- IATA: OAR; ICAO: KOAR; FAA LID: OAR;

Summary
- Airport type: Public
- Owner: City of Marina
- Location: Marina, California
- Elevation AMSL: 137 ft (42 m)
- Coordinates: 36°40′53″N 121°45′42″W﻿ / ﻿36.68139°N 121.76167°W
- Interactive map of Marina Municipal Airport

Runways
| Direction | Length |  | Surface |
| ft | m |
| 11/29 | 3,483 | 1,062 | Asphalt |

Statistics (2006)
- Aircraft operations: 40,000
- Based aircraft: 69
- Source: Federal Aviation Administration

= Marina Municipal Airport =

Municipal Airport in Marina, California

Marina Municipal Airport is a public airport located two miles (3 km) east of the central business district of Marina, a city in Monterey County, California, United States. It is owned by the City of Marina.

The airport is on the former site of the Fritzsche Army Air Field, built in the early 1960s at Fort Ord, which closed in 1994.

== Facilities and aircraft ==
Marina Municipal Airport has one asphalt paved runway (11/29) measuring 3,483 x 75 ft. (1,062 x 23 m).

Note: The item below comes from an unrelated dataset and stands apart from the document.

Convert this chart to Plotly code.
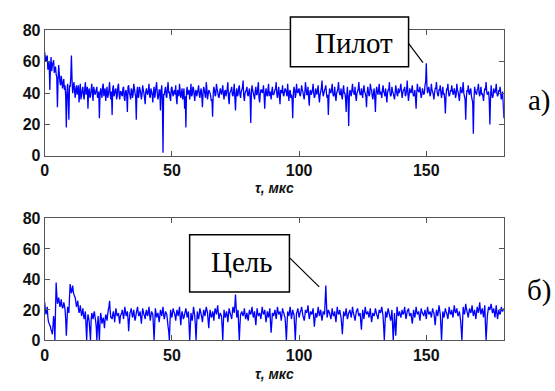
import plotly.graph_objects as go

W, H = 555, 391

# ---- data ----
# samples on the 0.5 us grid
tau_step = 0.5
pilot = [
    66, 60, 64, 57, 42, 63, 58, 61, 55, 52, 31, 58, 47, 51, 43, 49, 45, 18, 46, 23,
    44, 64, 40, 47, 37, 45, 42, 34, 46, 39, 44, 36, 47, 41, 30, 43, 38, 46, 35, 42,
    40, 44, 38, 24, 43, 37, 46, 41, 35, 44, 39, 47, 36, 26, 45, 40, 43, 38, 46, 36,
    41, 38, 44, 35, 42, 28, 45, 39, 43, 37, 46, 40, 23, 44, 38, 42, 36, 45, 40, 33,
    43, 39, 46, 37, 41, 34, 44, 40, 47, 36, 42, 29, 45, 2, 39, 44, 37, 47, 41, 35,
    44, 38, 42, 45, 33, 40, 46, 37, 43, 39, 30, 18, 44, 41, 36, 46, 39, 43, 35, 42,
    40, 45, 37, 43, 31, 44, 39, 47, 36, 42, 40, 35, 25, 44, 38, 46, 41, 37, 43, 39,
    45, 36, 42, 40, 47, 33, 41, 44, 38, 46, 29, 43, 39, 45, 37, 42, 48, 35, 41, 44,
    38, 43, 21, 45, 40, 36, 44, 39, 47, 34, 42, 40, 45, 30, 43, 38, 46, 41, 36, 44,
    39, 42, 47, 37, 44, 33, 41, 45, 38, 43, 40, 46, 35, 42, 39, 24, 44, 37, 46, 40,
    43, 38, 45, 41, 36, 47, 39, 44, 32, 42, 40, 46, 37, 43, 39, 45, 34, 41, 48, 38,
    42, 45, 37, 26, 43, 40, 46, 38, 44, 35, 41, 47, 39, 43, 36, 45, 40, 28, 44, 19,
    42, 38, 46, 40, 44, 35, 41, 47, 39, 43, 37, 45, 40, 31, 44, 38, 46, 42, 36, 43,
    28, 44, 39, 46, 41, 37, 45, 40, 43, 34, 42, 47, 38, 44, 40, 36, 45, 39, 43, 41,
    46, 37, 42, 44, 39, 48, 35, 43, 40, 45, 38, 42, 30, 46, 41, 44, 37, 43, 39, 45,
    59, 40, 44, 38, 46, 41, 36, 43, 47, 39, 42, 45, 37, 44, 40, 27, 43, 46, 38, 42,
    45, 39, 43, 37, 46, 41, 35, 44, 40, 47, 38, 23, 42, 45, 39, 43, 36, 14, 44, 40,
    42, 46, 38, 44, 40, 35, 43, 47, 39, 41, 20, 45, 37, 43, 40, 46, 38, 42, 44, 36,
    41, 24,
]
# samples halfway between the ones above
pilot_mid = [
    62, 63, 55, 60, 56, 54, 59, 53, 57, 50, 48, 52, 45, 48, 46, 42, 38, 40, 36, 45,
    50, 48, 44, 41, 43, 39, 45, 40, 36, 42, 38, 43, 39, 44, 41, 37, 42, 40, 44, 39,
    42, 37, 41, 39, 40, 44, 38, 43, 40, 37, 42, 39, 41, 43, 38, 42, 36, 44, 39, 41,
    39, 43, 37, 41, 38, 44, 40, 36, 42, 39, 43, 38, 41, 37, 44, 40, 39, 42, 37, 41,
    40, 42, 38, 43, 39, 41, 37, 44, 40, 38, 42, 40, 36, 39, 42, 38, 43, 40, 37, 43,
    40, 41, 39, 37, 42, 38, 41, 40, 36, 43, 38, 41, 39, 42, 40, 38, 44, 39, 41, 38,
    42, 39, 41, 38, 40, 42, 37, 43, 39, 41, 38, 36, 40, 42, 39, 43, 38, 40, 41, 42,
    39, 41, 38, 43, 37, 40, 42, 39, 41, 37, 40, 38, 43, 39, 41, 44, 38, 40, 42, 39,
    41, 37, 40, 42, 38, 41, 39, 43, 37, 40, 42, 41, 38, 40, 39, 42, 38, 40, 41, 39,
    40, 43, 39, 41, 38, 42, 40, 39, 41, 42, 38, 40, 41, 37, 36, 40, 42, 39, 41, 42,
    39, 41, 42, 38, 40, 43, 39, 37, 41, 39, 42, 40, 38, 41, 42, 38, 39, 43, 41, 40,
    43, 40, 39, 38, 41, 42, 40, 39, 38, 40, 43, 41, 39, 38, 42, 40, 37, 39, 36, 38,
    40, 42, 41, 39, 38, 40, 43, 41, 39, 40, 42, 41, 38, 40, 41, 39, 43, 38, 40, 37,
    40, 41, 42, 39, 40, 42, 41, 38, 39, 40, 42, 40, 39, 41, 38, 40, 42, 38, 40, 43,
    41, 40, 42, 38, 42, 40, 39, 41, 42, 40, 39, 37, 40, 42, 41, 40, 39, 41, 40, 47,
    45, 42, 41, 40, 42, 39, 40, 43, 41, 38, 42, 40, 41, 39, 36, 38, 42, 40, 39, 41,
    42, 40, 41, 39, 42, 38, 40, 41, 42, 40, 36, 37, 41, 40, 42, 38, 34, 36, 41, 39,
    43, 40, 41, 39, 38, 40, 42, 41, 40, 35, 37, 40, 38, 41, 42, 40, 39, 41, 40, 39,
    33,
]
target = [
    25, 17, 22, 12, 10, 7, 4, 16, 0, 38, 24, 28, 22, 27, 21, 25, 20, 3, 22, 18,
    37, 31, 36, 30, 28, 22, 26, 18, 23, 16, 21, 14, 19, 0, 17, 12, 0, 18, 14, 19,
    13, 0, 16, 0, 18, 11, 15, 8, 17, 13, 20, 26, 15, 14, 19, 12, 21, 16, 18, 11,
    17, 20, 14, 22, 16, 19, 6, 18, 21, 15, 20, 13, 18, 22, 16, 19, 11, 21, 17, 14,
    20, 16, 22, 13, 19, 17, 0, 21, 15, 18, 12, 20, 16, 22, 14, 19, 17, 9, 0, 20,
    15, 21, 18, 13, 20, 16, 22, 10, 19, 14, 17, 21, 15, 19, 0, 18, 13, 22, 16, 0,
    19, 14, 21, 17, 12, 20, 16, 22, 18, 8, 20, 15, 19, 13, 21, 17, 23, 14, 18, 16,
    0, 20, 15, 19, 12, 21, 17, 14, 22, 18, 30, 15, 20, 0, 17, 19, 16, 21, 14, 18,
    13, 20, 17, 22, 15, 19, 10, 21, 16, 18, 14, 22, 17, 20, 12, 19, 15, 21, 5, 18,
    16, 20, 14, 22, 17, 19, 13, 21, 18, 15, 0, 19, 16, 22, 14, 20, 17, 0, 18, 21,
    15, 19, 22, 16, 13, 20, 18, 23, 14, 19, 17, 21, 9, 18, 15, 22, 16, 20, 13, 19,
    17, 36, 15, 20, 18, 14, 21, 16, 19, 12, 22, 17, 20, 15, 4, 19, 16, 21, 14, 18,
    20, 15, 22, 17, 13, 19, 21, 16, 18, 7, 20, 14, 22, 17, 19, 15, 21, 12, 18, 16,
    21, 17, 14, 20, 18, 22, 16, 0, 19, 15, 21, 17, 13, 20, 0, 18, 3, 22, 16, 19,
    15, 20, 17, 22, 14, 19, 21, 16, 18, 11, 20, 15, 22, 17, 19, 13, 21, 18, 16, 20,
    14, 22, 17, 19, 15, 21, 18, 10, 20, 16, 23, 17, 0, 19, 15, 21, 18, 14, 22, 17,
    20, 15, 23, 18, 21, 16, 19, 13, 0, 22, 17, 24, 19, 15, 21, 18, 23, 16, 20, 14,
    22, 18, 25, 17, 21, 15, 23, 0, 16, 22, 20, 24, 18, 21, 15, 23, 14, 20, 17, 22,
    19, 21,
]
target_mid = [
    20, 19, 15, 11, 9, 6, 9, 12, 20, 30, 26, 25, 24, 23, 22, 23, 14, 12, 20, 28,
    34, 33, 32, 29, 25, 24, 21, 20, 19, 18, 17, 16, 9, 12, 15, 6, 13, 16, 17, 16,
    9, 10, 7, 12, 15, 13, 12, 14, 15, 17, 22, 19, 15, 17, 16, 17, 18, 17, 14, 16,
    18, 17, 18, 19, 17, 14, 13, 19, 18, 17, 16, 15, 20, 18, 17, 15, 16, 19, 16, 18,
    17, 19, 17, 16, 18, 9, 11, 18, 17, 15, 16, 18, 19, 17, 16, 18, 13, 6, 12, 17,
    18, 19, 16, 17, 18, 19, 15, 16, 17, 15, 19, 18, 17, 10, 9, 15, 17, 19, 9, 11,
    16, 17, 19, 15, 16, 18, 19, 20, 13, 15, 17, 16, 17, 18, 19, 20, 18, 16, 17, 9,
    12, 17, 17, 16, 17, 19, 16, 18, 20, 23, 22, 17, 9, 10, 18, 17, 18, 17, 16, 15,
    17, 18, 19, 18, 17, 14, 16, 18, 17, 16, 18, 19, 18, 16, 15, 17, 18, 12, 11, 17,
    18, 17, 18, 19, 18, 16, 17, 19, 16, 8, 10, 17, 19, 18, 17, 18, 9, 10, 19, 18,
    17, 20, 19, 15, 16, 19, 20, 18, 16, 18, 19, 15, 14, 16, 18, 19, 18, 16, 16, 18,
    26, 25, 17, 19, 16, 17, 18, 17, 15, 17, 19, 18, 17, 10, 11, 17, 18, 17, 16, 19,
    17, 18, 19, 15, 16, 20, 18, 17, 12, 14, 17, 18, 19, 18, 17, 18, 16, 15, 17, 18,
    19, 16, 17, 19, 20, 19, 9, 10, 17, 18, 19, 15, 16, 10, 9, 10, 12, 19, 17, 17,
    17, 18, 19, 18, 16, 20, 18, 17, 14, 15, 17, 18, 19, 18, 16, 17, 19, 17, 18, 17,
    18, 19, 18, 17, 18, 19, 14, 15, 18, 19, 20, 9, 10, 17, 18, 19, 16, 18, 19, 18,
    17, 19, 20, 19, 18, 17, 16, 7, 11, 19, 20, 21, 17, 18, 19, 20, 19, 18, 17, 18,
    20, 21, 20, 19, 18, 19, 11, 8, 19, 21, 22, 21, 19, 18, 19, 18, 17, 18, 19, 20,
    20,
]

x_ticks = [0, 50, 100, 150]
y_ticks = [0, 20, 40, 60, 80]
x_title = "τ, мкс"
label_pilot = "Пилот"
label_target = "Цель"
panel_a = "а)"
panel_b = "б)"


def interleave(main, mid):
    xs, ys = [], []
    for i, v in enumerate(main):
        xs.append(i * tau_step)
        ys.append(v)
        if i < len(mid):
            xs.append(i * tau_step + tau_step / 2)
            ys.append(mid[i])
    return xs, ys


tau_p, val_p = interleave(pilot, pilot_mid)
tau_t, val_t = interleave(target, target_mid)

# ---- layout helpers (pixel -> paper) ----
def px(x):
    return x / W


def py(y):
    return 1 - y / H


LINE = "#0000ff"
AX = "#555555"
tickfont = dict(family="Liberation Sans, Arial, sans-serif", size=16, color="#111111", weight="bold")

fig = go.Figure()
fig.add_trace(go.Scatter(x=tau_p, y=val_p, mode="lines",
                         line=dict(color=LINE, width=1.3, simplify=False),
                         xaxis="x", yaxis="y", showlegend=False, hoverinfo="skip"))
fig.add_trace(go.Scatter(x=tau_t, y=val_t, mode="lines",
                         line=dict(color=LINE, width=1.3, simplify=False),
                         xaxis="x2", yaxis="y2", showlegend=False, hoverinfo="skip"))

axis_common = dict(showline=True, linecolor=AX, linewidth=1, mirror="ticks",
                   ticks="inside", ticklen=5, tickcolor=AX, tickwidth=1,
                   showgrid=False, zeroline=False, tickfont=tickfont)

xdom = [px(41), px(503.5)]
fig.update_layout(
    width=W, height=H, autosize=False,
    margin=dict(l=0, r=0, t=0, b=0),
    paper_bgcolor="white", plot_bgcolor="white",
    xaxis=dict(domain=xdom, range=[0, 180.5], tickvals=x_ticks, anchor="y", **axis_common),
    yaxis=dict(domain=[py(154.5), py(23.5)], range=[0, 80], tickvals=y_ticks, anchor="x", **axis_common),
    xaxis2=dict(domain=xdom, range=[0, 180.5], tickvals=x_ticks, anchor="y2", **axis_common),
    yaxis2=dict(domain=[py(347.5), py(220)], range=[0, 80], tickvals=y_ticks, anchor="x2", **axis_common),
)

shapes = []
annotations = []


def box(x0, y0, x1, y1):
    shapes.append(dict(type="rect", xref="paper", yref="paper",
                       x0=px(x0), x1=px(x1), y0=py(y1), y1=py(y0),
                       line=dict(color="black", width=1.5), fillcolor="white", layer="above"))


def seg(x0, y0, x1, y1):
    shapes.append(dict(type="line", xref="paper", yref="paper",
                       x0=px(x0), x1=px(x1), y0=py(y0), y1=py(y1),
                       line=dict(color="black", width=1.2), layer="above"))


def text(x, y, s, font):
    annotations.append(dict(xref="paper", yref="paper", x=px(x), y=py(y), text=s,
                            showarrow=False, xanchor="center", yanchor="middle", font=font))


serif = dict(family="Liberation Serif, Tinos, Times New Roman, DejaVu Serif, serif", size=29, color="black")
box(288.5, 9.5, 407.5, 61.5)
seg(407.5, 37, 422, 57)
text(353, 37, label_pilot, serif)

box(187, 237, 287.5, 297)
seg(287.5, 261, 317.5, 291.5)
text(240, 266, label_target, serif)

text(539, 97, panel_a, serif)
text(539, 295, panel_b, serif)

tfont = dict(family="Liberation Sans, Arial, sans-serif", size=14, color="#111111", weight="bold", style="italic")
text(272, 188, x_title, tfont)
text(272, 383, x_title, tfont)

fig.update_layout(shapes=shapes, annotations=annotations)
fig.write_html("out.html")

For the 12-month period ending August 31, 2006, the airport had 40,000 aircraft operations, an average of 109 per day, all of which were general aviation. There are 69 aircraft based at this airport: 87% single engine, 6% multi-engine, 3% helicopters and 4% ultralight.

The Naval Postgraduate School, based in the nearby city of Monterey, has a Center for Interdisciplinary Remotely-Piloted Aircraft Studies (NPS/CIRPAS) at this airport.

Skydive Monterey Bay conducts skydiving and parachuting activities on the south east side of the Marina Municipal airport.

In 2021, a manufacturing facility for Joby Aviation was approved at the airport.